Gay rights supporters far outspent their opponents in the final days of the Question 1 campaign, according to post-election finance reports filed Tuesday.
Maine Won’t Discriminate, the group that successfully derailed the Nov. 8 attempt to repeal the state’s gay rights law, raised about $200,000 and spent more than $300,000 between Oct. 28 and Dec. 13, according to filings with the Maine Commission on Governmental Ethics and Election Practices.
That brought the cost of their campaign to about $1.1 million – nearly three times that of those trying to repeal the new law, which extends the state’s anti-discrimination statute to gays and lesbians in areas including housing, employment and education.
Maine Won’t Discriminate’s final financial push included an extensive television advertising buy and phone-banking operation designed to mobilize voters – particularly those on college campuses, according to Patricia Peard, the group’s treasurer.
“What the youth did for us was very important,” Peard said Tuesday evening. “If you include that in the field operations, it was enormous.”
When all the votes were counted, 55 percent of Mainers opposed the repeal and 45 percent favored it. The law, which was put on hold pending the referendum results, will now take effect Dec. 28.
The Maine Grassroots Coalition and the Coalition for Marriage, a political arm of the Christian Civic League of Maine, raised a combined $76,000 and spent $94,000 in their effort to repeal the law. That brought the total cost of their campaigns to just short of $412,000. Those campaigns finished with a combined $2,900 left in their coffers.
Maine Won’t Discriminate finished with about $16,000 on hand.
Paul Madore of the Maine Grassroots Coalition said Tuesday that supporters of the repeal were simply outspent – specifically citing the opposition’s costly get-out-the-vote effort.
“All of these things add up to votes, and in the end we had to realize they had more marbles than us,” said Madore, adding his group was now preparing for a fight over gay marriage.

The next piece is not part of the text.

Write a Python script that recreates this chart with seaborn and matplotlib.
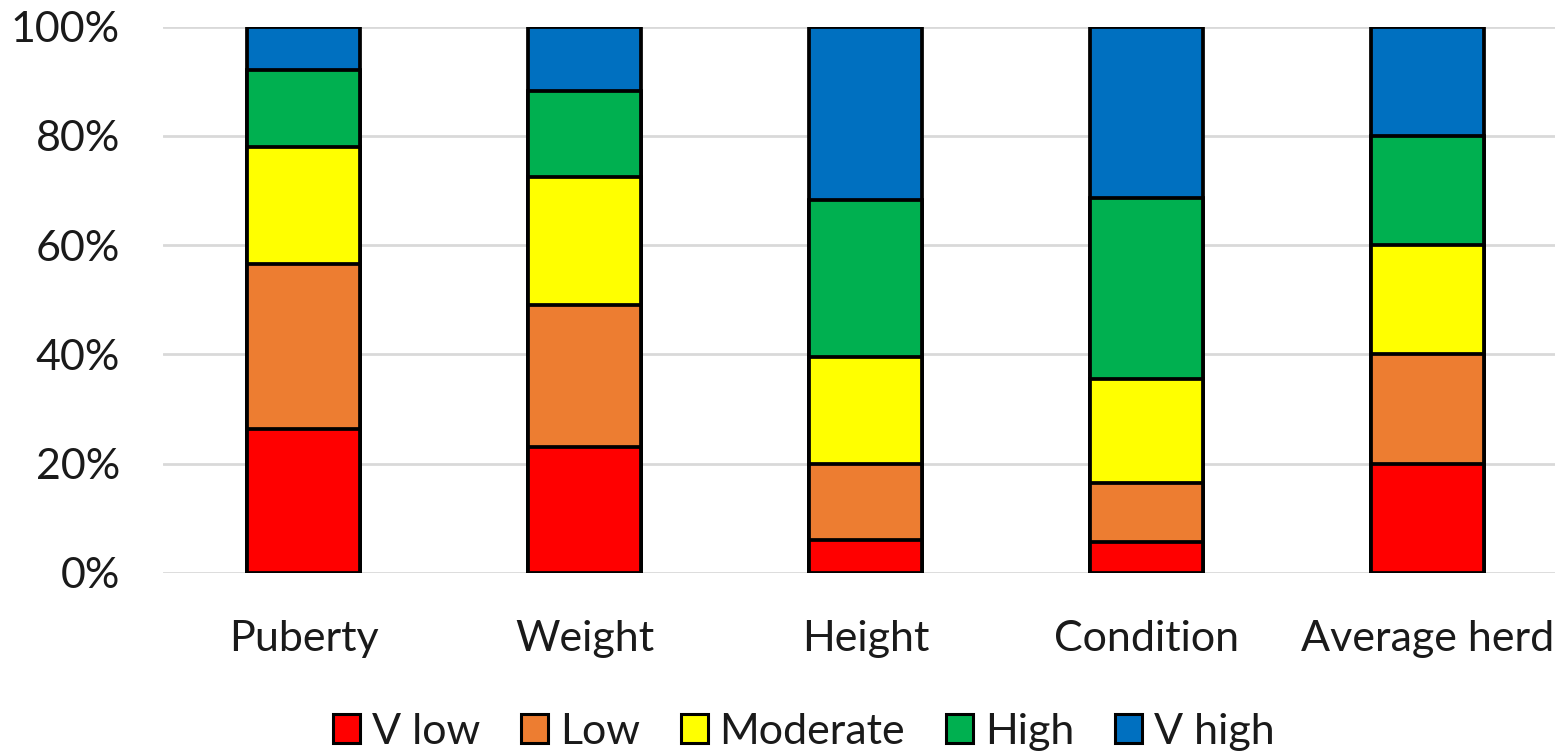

“It will come as sure as night follows day,” Madore said, predicting a push for same-sex unions in the near future.
Gay-rights advocates have dismissed any imminent plans to pursue such unions, predicting such an effort was five or 10 years away.
Although Question 1 was easily the highest profile question on the November 2005 ballot, the combined $1.5 million spent by both sides pales in comparison to recent referendum campaigns.
In 2003, supporters and opponents of a tribal casino in southern Maine raised about $10 million.
In 2004, more than $3 million was spent during the campaign to impose a property tax cap in Maine.